Global fans of a traditional British Christmas could be in for a disappointment when the season comes around this year.
Brexit uncertainty is putting orders for staples such as Cadbury chocolates and British mince pies in doubt.
"People in the trade know that deals for Christmas are made quite early in the year," UK Food and Drink Exporters Association director Sandra Sullivan said on the sidelines of a big annual food fair in London.
"Companies that manufacture confectionery items would normally by now have placed orders for Christmas with some of their international buyers, and those are being delayed for as long as they possibly can," she told AFP.
"Someone is going to have to take a hit" if the uncertainty persists, she said.
Just 10 days remain before Britain is due to leave the European Union and neither side is the wiser about how and when the split will come about.
With the UK parliament still refusing to approve the Brussels divorce deal, the government is asking EU leaders for a delay and politicians are at each others' throats.
The unrelenting chaos and unpredictability of the historic occasion leave Wilma Van Grinsven-Padberg distinctly unimpressed.
The Dutch olive oil sommelier comes to England to sniff out the best chutney for her gourmet food supply store in the town of Oosterhout.

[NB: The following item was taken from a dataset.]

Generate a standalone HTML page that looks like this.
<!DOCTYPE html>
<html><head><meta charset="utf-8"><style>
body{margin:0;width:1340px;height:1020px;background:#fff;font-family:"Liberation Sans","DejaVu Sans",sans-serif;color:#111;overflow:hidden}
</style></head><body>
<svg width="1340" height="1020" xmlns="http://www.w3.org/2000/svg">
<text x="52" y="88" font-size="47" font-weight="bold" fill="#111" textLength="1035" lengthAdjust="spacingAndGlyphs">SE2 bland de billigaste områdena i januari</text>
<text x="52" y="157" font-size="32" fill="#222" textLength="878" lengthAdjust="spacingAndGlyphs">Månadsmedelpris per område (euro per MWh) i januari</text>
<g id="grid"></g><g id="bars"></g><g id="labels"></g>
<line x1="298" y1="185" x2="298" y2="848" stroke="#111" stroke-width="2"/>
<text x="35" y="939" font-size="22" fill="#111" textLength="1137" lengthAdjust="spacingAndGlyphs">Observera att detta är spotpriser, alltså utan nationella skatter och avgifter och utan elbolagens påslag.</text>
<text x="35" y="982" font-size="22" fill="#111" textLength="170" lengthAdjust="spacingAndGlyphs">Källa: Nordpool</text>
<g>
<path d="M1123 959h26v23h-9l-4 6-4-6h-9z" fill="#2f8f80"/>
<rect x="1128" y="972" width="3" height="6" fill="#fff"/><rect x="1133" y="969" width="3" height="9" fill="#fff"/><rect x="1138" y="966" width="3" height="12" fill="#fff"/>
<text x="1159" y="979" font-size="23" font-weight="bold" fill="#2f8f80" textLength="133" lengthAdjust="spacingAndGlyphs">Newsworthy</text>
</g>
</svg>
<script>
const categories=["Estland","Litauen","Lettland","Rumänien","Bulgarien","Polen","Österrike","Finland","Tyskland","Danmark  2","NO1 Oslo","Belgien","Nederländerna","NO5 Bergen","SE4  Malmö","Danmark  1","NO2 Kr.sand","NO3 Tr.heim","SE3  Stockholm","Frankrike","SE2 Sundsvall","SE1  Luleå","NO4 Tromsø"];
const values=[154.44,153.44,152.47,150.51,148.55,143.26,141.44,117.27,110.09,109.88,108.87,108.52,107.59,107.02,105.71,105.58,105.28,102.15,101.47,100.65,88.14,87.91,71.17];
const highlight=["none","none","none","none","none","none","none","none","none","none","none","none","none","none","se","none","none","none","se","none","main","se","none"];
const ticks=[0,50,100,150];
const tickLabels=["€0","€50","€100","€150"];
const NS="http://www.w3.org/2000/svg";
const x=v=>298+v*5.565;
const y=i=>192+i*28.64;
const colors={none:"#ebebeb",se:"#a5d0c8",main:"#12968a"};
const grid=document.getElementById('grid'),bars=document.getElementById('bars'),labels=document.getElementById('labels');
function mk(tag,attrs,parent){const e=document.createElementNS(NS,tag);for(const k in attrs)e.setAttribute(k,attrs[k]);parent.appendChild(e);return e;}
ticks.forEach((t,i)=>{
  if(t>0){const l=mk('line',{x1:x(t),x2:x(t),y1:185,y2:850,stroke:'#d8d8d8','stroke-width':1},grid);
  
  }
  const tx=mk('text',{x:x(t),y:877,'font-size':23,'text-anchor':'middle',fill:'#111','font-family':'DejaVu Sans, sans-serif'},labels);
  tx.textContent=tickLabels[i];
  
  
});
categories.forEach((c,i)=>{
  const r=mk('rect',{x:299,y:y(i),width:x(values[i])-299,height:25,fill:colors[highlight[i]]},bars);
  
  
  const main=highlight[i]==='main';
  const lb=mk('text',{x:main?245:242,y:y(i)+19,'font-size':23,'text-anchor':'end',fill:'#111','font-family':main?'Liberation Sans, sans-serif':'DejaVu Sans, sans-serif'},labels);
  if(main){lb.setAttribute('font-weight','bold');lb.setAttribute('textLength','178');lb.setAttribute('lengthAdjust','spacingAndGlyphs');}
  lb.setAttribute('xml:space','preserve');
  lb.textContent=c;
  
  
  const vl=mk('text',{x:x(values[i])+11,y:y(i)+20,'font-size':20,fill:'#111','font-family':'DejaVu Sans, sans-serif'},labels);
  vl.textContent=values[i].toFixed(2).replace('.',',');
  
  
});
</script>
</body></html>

"The British people are one of the chutney makers and we buy it, we bring it to The Netherlands, and then we ship it to 12 countries in the world," Grinsven-Padberg said.
"If the supplier is not ready to export to us, that gives us problems."
The food and drinks business is Britain's largest and one of the most sensitive to how Brexit is resolved.
Government data show the entire agriculture and food sector employing four million people and accounting for 6.4 percent of Britain's economy.
But record exports of £20 billion ($26.6 billion, 23.4 billion euros) in 2016 are in danger of slowing.
Companies still do not know what labelling laws to follow or which paperwork might be required to complete international declaration forms.
Will Britain still be an EU member in July or December?
Will British jam become more expensive in Europe because it is subject to import tariffs?
Will UK food labels have to follow EU or third-country rules?
These questions must be answered quickly or Britain loses out on the make-or-break holiday shopping season.
Analysts estimate that small and mid-sized firms make between 20 and 40 percent of their sales in the final two months of the year.
And those contracts are being signed now as stores the world over make sure they are fully ready for the holiday rush.
"Christmas would be confectionery, biscuits, gift items," said Sullivan. "UK manufacturers want to get the pricing right."
Consumers will also inevitably be affected.
UK Food and Drink Federation chief Ian Wright said Britons spend less of their household incomes on food than any other Europeans.
That may be about to change.
"The low price of food we have at the moment may not be sustainable in the post-Brexit world at the same level of choice," Wright cautioned.
Almost any form of Brexit - by definition - is accompanied by new trade rules that come with their own sets of quotas and taxes.
Cans of Portugese sardines and boxes of Italian gnocchi will become more expensive.
Britons will have to buy a smaller range of local products if they want to spend less.
"Consumers and shoppers are going to have to make that choice," Wright said.
Yet not everyone is downbeat about the business.
Paul Hargreaves said his Cotswold Fayre fine foods wholesaler trades mostly in UK products and has benefited from the slide in the pound's value that Brexit caused in 2016.
His goods are cheaper for foreigners to import.
"It seems for us, the closer we get to Brexit, potentially the better we are doing," Hargreaves told AFP.
"Stop looking at the doom and gloom and start looking for the opportunities," he said.